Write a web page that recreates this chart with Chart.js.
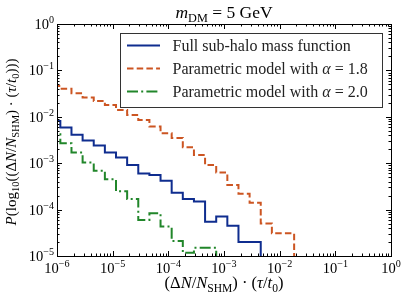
<!DOCTYPE html>
<html><head><meta charset="utf-8">
<script src="https://cdn.jsdelivr.net/npm/chart.js@4/dist/chart.umd.min.js"></script>
<style>html,body{margin:0;padding:0;background:#fff}canvas{display:block}</style>
</head><body>
<canvas id="c" width="407" height="299"></canvas>
<script>
// bin edges (log10 of x)
const binEdgeExponents = [-6.00,-5.94,-5.74,-5.54,-5.34,-5.14,-4.94,-4.74,-4.54,-4.34,-4.14,-3.94,-3.74,-3.54,-3.34,-3.14,-2.94,-2.74,-2.54,-2.34,-2.14,-1.94,-1.74];
// series values per bin
const fullSHMF = [0.0113,0.0081,0.0059,0.0041,0.0031,0.0024,0.0017,0.00132,0.00091,0.00060,0.00056,0.00042,0.00023,0.00017,0.00015,0.000055,0.000071,0.000045,0.000020];
const alpha18 = [0.054,0.046,0.040,0.032,0.026,0.022,0.018,0.014,0.011,0.0085,0.0062,0.0044,0.0035,0.0022,0.0015,0.00091,0.00063,0.00034,0.00022,0.00014,0.000050,0.000031];
const alpha20 = [0.0075,0.0042,0.0027,0.0017,0.00103,0.00069,0.00045,0.00025,0.00017,0.000060,0.000083,0.000043,0.000021,0.0000117,0.000015];
const xTickExponents = [-6,-5,-4,-3,-2,-1,0];
const yTickExponents = [-5,-4,-3,-2,-1,0];
const seriesLabels = ['Full sub-halo mass function','Parametric model with ','Parametric model with '];
const alphaValues = ['1.8','2.0'];

const COL_BLUE = '#0f2d8f', COL_OR = '#cc5522', COL_GR = '#21862a';
const SERIF = '"Liberation Serif", "DejaVu Serif", serif';

const edges = binEdgeExponents.map(e => Math.pow(10, e));
function stepPoints(vals){
  const pts = vals.map((v,i)=>({x:edges[i], y:v}));
  pts.push({x:edges[vals.length], y:vals[vals.length-1]});
  pts.push({x:edges[vals.length], y:1e-9});
  return pts;
}

function drawRich(ctx, segs, x, y, size, align){
  const parts = segs.map(([t,s])=>{
    const small = (s==='sub'||s==='subi'||s==='sup');
    const fs = small ? size*0.7 : size;
    const italic = (s==='i'||s==='subi');
    const font = (italic?'italic ':'') + fs + 'px ' + SERIF;
    ctx.font = font;
    const w = ctx.measureText(t).width;
    const dy = s==='sup' ? -size*0.42 : (small ? size*0.22 : 0);
    return {t, font, w, dy};
  });
  const total = parts.reduce((a,p)=>a+p.w,0);
  let cx = align==='center' ? x-total/2 : (align==='right' ? x-total : x);
  ctx.textAlign = 'left';
  ctx.textBaseline = 'alphabetic';
  for(const p of parts){ ctx.font = p.font; ctx.fillText(p.t, cx, y+p.dy); cx += p.w; }
  return total;
}

const overlay = {
  id:'overlay',
  afterDraw(chart){
    const ctx = chart.ctx, a = chart.chartArea, xs = chart.scales.x, ys = chart.scales.y;
    ctx.save();
    ctx.fillStyle = '#000'; ctx.strokeStyle = '#000'; ctx.lineWidth = 1;
    ctx.strokeRect(Math.round(a.left)+0.5, Math.round(a.top)+0.5, Math.round(a.right-a.left), Math.round(a.bottom-a.top));
    ctx.beginPath();
    for(const e of xTickExponents){
      for(let m=1;m<=9;m++){
        if(e===0 && m>1) break;
        const px = Math.round(xs.getPixelForValue(m*Math.pow(10,e)))+0.5;
        const L = m===1?5:2.5;
        ctx.moveTo(px,a.bottom); ctx.lineTo(px,a.bottom-L);
        ctx.moveTo(px,a.top); ctx.lineTo(px,a.top+L);
      }
    }
    for(const e of yTickExponents){
      for(let m=1;m<=9;m++){
        if(e===0 && m>1) break;
        const py = Math.round(ys.getPixelForValue(m*Math.pow(10,e)))+0.5;
        const L = m===1?5:2.5;
        ctx.moveTo(a.left,py); ctx.lineTo(a.left+L,py);
        ctx.moveTo(a.right,py); ctx.lineTo(a.right-L,py);
      }
    }
    ctx.stroke();
    for(const e of xTickExponents){
      const px = xs.getPixelForValue(Math.pow(10,e));
      drawRich(ctx, [['10','r'],[e===0?'0':'\u2212'+(-e),'sup']], px, a.bottom+17, 14.5, 'center');
    }
    for(const e of yTickExponents){
      const py = ys.getPixelForValue(Math.pow(10,e));
      drawRich(ctx, [['10','r'],[e===0?'0':'\u2212'+(-e),'sup']], a.left-3, py+5, 14.5, 'right');
    }
    drawRich(ctx, [['m','i'],['DM','sub'],[' = 5 GeV','r']], (a.left+a.right)/2, 18, 17.5, 'center');
    drawRich(ctx, [['(\u0394','r'],['N','i'],['/','r'],['N','i'],['SHM','sub'],[') \u00b7 (','r'],['\u03c4','i'],['/','r'],['t','i'],['0','sub'],[')','r']], (a.left+a.right)/2, 288, 16.5, 'center');
    ctx.save();
    ctx.translate(16, (a.top+a.bottom)/2 + 2);
    ctx.rotate(-Math.PI/2);
    drawRich(ctx, [['P','i'],['(log','r'],['10','sub'],['((\u0394','r'],['N','i'],['/','r'],['N','i'],['SHM','sub'],[') \u00b7 (','r'],['\u03c4','i'],['/','r'],['t','i'],['0','sub'],[')))','r']], 0, 0, 15, 'center');
    ctx.restore();
    const lx = 120, ly = 33, lw = 262, lh = 74;
    ctx.fillStyle = '#fff';
    ctx.fillRect(lx, ly, lw, lh);
    ctx.strokeStyle = '#333'; ctx.lineWidth = 1;
    ctx.strokeRect(lx+0.5, ly+0.5, lw, lh);
    const rows = [45.5, 68.5, 91.5];
    const styles = [[COL_BLUE,[]],[COL_OR,[6.5,3.2]],[COL_GR,[11,3.2,2,3.2]]];
    rows.forEach((ry,i)=>{
      ctx.strokeStyle = styles[i][0]; ctx.lineWidth = 2; ctx.setLineDash(styles[i][1]);
      ctx.beginPath(); ctx.moveTo(127, ry); ctx.lineTo(160, ry); ctx.stroke();
      ctx.setLineDash([]);
      ctx.fillStyle = '#222';
      if(i===0) drawRich(ctx, [[seriesLabels[0],'r']], 172.5, ry+5, 16, 'left');
      else drawRich(ctx, [[seriesLabels[i],'r'],['\u03b1','i'],[' = '+alphaValues[i-1],'r']], 172.5, ry+5, 16, 'left');
    });
    ctx.restore();
  }
};

new Chart(document.getElementById('c'), {
  type:'scatter',
  data:{ datasets:[
    {label:seriesLabels[0], data:stepPoints(fullSHMF), showLine:true, stepped:'after', borderColor:COL_BLUE, borderWidth:2, pointRadius:0, fill:false},
    {label:seriesLabels[1]+'\u03b1 = '+alphaValues[0], data:stepPoints(alpha18), showLine:true, stepped:'after', borderColor:COL_OR, borderWidth:2, borderDash:[6.5,3.2], pointRadius:0, fill:false},
    {label:seriesLabels[2]+'\u03b1 = '+alphaValues[1], data:stepPoints(alpha20), showLine:true, stepped:'after', borderColor:COL_GR, borderWidth:2, borderDash:[11,3.2,2,3.2], pointRadius:0, fill:false}
  ]},
  options:{
    responsive:false, animation:false, devicePixelRatio:1,
    layout:{padding:{left:57, right:16, top:24, bottom:43}},
    plugins:{legend:{display:false}, tooltip:{enabled:false}, title:{display:false}},
    scales:{
      x:{type:'logarithmic', min:1e-6, max:1, display:false},
      y:{type:'logarithmic', min:1e-5, max:1, display:false}
    }
  },
  plugins:[overlay]
});
</script>
</body></html>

## Exercise directions
Extract the full listing above verbatim; pictures are to be left out of the copy.

## Written response
Write a web page that recreates this chart with Chart.js.
<!DOCTYPE html>
<html><head><meta charset="utf-8">
<script src="https://cdn.jsdelivr.net/npm/chart.js@4/dist/chart.umd.min.js"></script>
<style>html,body{margin:0;padding:0;background:#fff}canvas{display:block}</style>
</head><body>
<canvas id="c" width="407" height="299"></canvas>
<script>
// bin edges (log10 of x)
const binEdgeExponents = [-6.00,-5.94,-5.74,-5.54,-5.34,-5.14,-4.94,-4.74,-4.54,-4.34,-4.14,-3.94,-3.74,-3.54,-3.34,-3.14,-2.94,-2.74,-2.54,-2.34,-2.14,-1.94,-1.74];
// series values per bin
const fullSHMF = [0.0113,0.0081,0.0059,0.0041,0.0031,0.0024,0.0017,0.00132,0.00091,0.00060,0.00056,0.00042,0.00023,0.00017,0.00015,0.000055,0.000071,0.000045,0.000020];
const alpha18 = [0.054,0.046,0.040,0.032,0.026,0.022,0.018,0.014,0.011,0.0085,0.0062,0.0044,0.0035,0.0022,0.0015,0.00091,0.00063,0.00034,0.00022,0.00014,0.000050,0.000031];
const alpha20 = [0.0075,0.0042,0.0027,0.0017,0.00103,0.00069,0.00045,0.00025,0.00017,0.000060,0.000083,0.000043,0.000021,0.0000117,0.000015];
const xTickExponents = [-6,-5,-4,-3,-2,-1,0];
const yTickExponents = [-5,-4,-3,-2,-1,0];
const seriesLabels = ['Full sub-halo mass function','Parametric model with ','Parametric model with '];
const alphaValues = ['1.8','2.0'];

const COL_BLUE = '#0f2d8f', COL_OR = '#cc5522', COL_GR = '#21862a';
const SERIF = '"Liberation Serif", "DejaVu Serif", serif';

const edges = binEdgeExponents.map(e => Math.pow(10, e));
function stepPoints(vals){
  const pts = vals.map((v,i)=>({x:edges[i], y:v}));
  pts.push({x:edges[vals.length], y:vals[vals.length-1]});
  pts.push({x:edges[vals.length], y:1e-9});
  return pts;
}

function drawRich(ctx, segs, x, y, size, align){
  const parts = segs.map(([t,s])=>{
    const small = (s==='sub'||s==='subi'||s==='sup');
    const fs = small ? size*0.7 : size;
    const italic = (s==='i'||s==='subi');
    const font = (italic?'italic ':'') + fs + 'px ' + SERIF;
    ctx.font = font;
    const w = ctx.measureText(t).width;
    const dy = s==='sup' ? -size*0.42 : (small ? size*0.22 : 0);
    return {t, font, w, dy};
  });
  const total = parts.reduce((a,p)=>a+p.w,0);
  let cx = align==='center' ? x-total/2 : (align==='right' ? x-total : x);
  ctx.textAlign = 'left';
  ctx.textBaseline = 'alphabetic';
  for(const p of parts){ ctx.font = p.font; ctx.fillText(p.t, cx, y+p.dy); cx += p.w; }
  return total;
}

const overlay = {
  id:'overlay',
  afterDraw(chart){
    const ctx = chart.ctx, a = chart.chartArea, xs = chart.scales.x, ys = chart.scales.y;
    ctx.save();
    ctx.fillStyle = '#000'; ctx.strokeStyle = '#000'; ctx.lineWidth = 1;
    ctx.strokeRect(Math.round(a.left)+0.5, Math.round(a.top)+0.5, Math.round(a.right-a.left), Math.round(a.bottom-a.top));
    ctx.beginPath();
    for(const e of xTickExponents){
      for(let m=1;m<=9;m++){
        if(e===0 && m>1) break;
        const px = Math.round(xs.getPixelForValue(m*Math.pow(10,e)))+0.5;
        const L = m===1?5:2.5;
        ctx.moveTo(px,a.bottom); ctx.lineTo(px,a.bottom-L);
        ctx.moveTo(px,a.top); ctx.lineTo(px,a.top+L);
      }
    }
    for(const e of yTickExponents){
      for(let m=1;m<=9;m++){
        if(e===0 && m>1) break;
        const py = Math.round(ys.getPixelForValue(m*Math.pow(10,e)))+0.5;
        const L = m===1?5:2.5;
        ctx.moveTo(a.left,py); ctx.lineTo(a.left+L,py);
        ctx.moveTo(a.right,py); ctx.lineTo(a.right-L,py);
      }
    }
    ctx.stroke();
    for(const e of xTickExponents){
      const px = xs.getPixelForValue(Math.pow(10,e));
      drawRich(ctx, [['10','r'],[e===0?'0':'\u2212'+(-e),'sup']], px, a.bottom+17, 14.5, 'center');
    }
    for(const e of yTickExponents){
      const py = ys.getPixelForValue(Math.pow(10,e));
      drawRich(ctx, [['10','r'],[e===0?'0':'\u2212'+(-e),'sup']], a.left-3, py+5, 14.5, 'right');
    }
    drawRich(ctx, [['m','i'],['DM','sub'],[' = 5 GeV','r']], (a.left+a.right)/2, 18, 17.5, 'center');
    drawRich(ctx, [['(\u0394','r'],['N','i'],['/','r'],['N','i'],['SHM','sub'],[') \u00b7 (','r'],['\u03c4','i'],['/','r'],['t','i'],['0','sub'],[')','r']], (a.left+a.right)/2, 288, 16.5, 'center');
    ctx.save();
    ctx.translate(16, (a.top+a.bottom)/2 + 2);
    ctx.rotate(-Math.PI/2);
    drawRich(ctx, [['P','i'],['(log','r'],['10','sub'],['((\u0394','r'],['N','i'],['/','r'],['N','i'],['SHM','sub'],[') \u00b7 (','r'],['\u03c4','i'],['/','r'],['t','i'],['0','sub'],[')))','r']], 0, 0, 15, 'center');
    ctx.restore();
    const lx = 120, ly = 33, lw = 262, lh = 74;
    ctx.fillStyle = '#fff';
    ctx.fillRect(lx, ly, lw, lh);
    ctx.strokeStyle = '#333'; ctx.lineWidth = 1;
    ctx.strokeRect(lx+0.5, ly+0.5, lw, lh);
    const rows = [45.5, 68.5, 91.5];
    const styles = [[COL_BLUE,[]],[COL_OR,[6.5,3.2]],[COL_GR,[11,3.2,2,3.2]]];
    rows.forEach((ry,i)=>{
      ctx.strokeStyle = styles[i][0]; ctx.lineWidth = 2; ctx.setLineDash(styles[i][1]);
      ctx.beginPath(); ctx.moveTo(127, ry); ctx.lineTo(160, ry); ctx.stroke();
      ctx.setLineDash([]);
      ctx.fillStyle = '#222';
      if(i===0) drawRich(ctx, [[seriesLabels[0],'r']], 172.5, ry+5, 16, 'left');
      else drawRich(ctx, [[seriesLabels[i],'r'],['\u03b1','i'],[' = '+alphaValues[i-1],'r']], 172.5, ry+5, 16, 'left');
    });
    ctx.restore();
  }
};

new Chart(document.getElementById('c'), {
  type:'scatter',
  data:{ datasets:[
    {label:seriesLabels[0], data:stepPoints(fullSHMF), showLine:true, stepped:'after', borderColor:COL_BLUE, borderWidth:2, pointRadius:0, fill:false},
    {label:seriesLabels[1]+'\u03b1 = '+alphaValues[0], data:stepPoints(alpha18), showLine:true, stepped:'after', borderColor:COL_OR, borderWidth:2, borderDash:[6.5,3.2], pointRadius:0, fill:false},
    {label:seriesLabels[2]+'\u03b1 = '+alphaValues[1], data:stepPoints(alpha20), showLine:true, stepped:'after', borderColor:COL_GR, borderWidth:2, borderDash:[11,3.2,2,3.2], pointRadius:0, fill:false}
  ]},
  options:{
    responsive:false, animation:false, devicePixelRatio:1,
    layout:{padding:{left:57, right:16, top:24, bottom:43}},
    plugins:{legend:{display:false}, tooltip:{enabled:false}, title:{display:false}},
    scales:{
      x:{type:'logarithmic', min:1e-6, max:1, display:false},
      y:{type:'logarithmic', min:1e-5, max:1, display:false}
    }
  },
  plugins:[overlay]
});
</script>
</body></html>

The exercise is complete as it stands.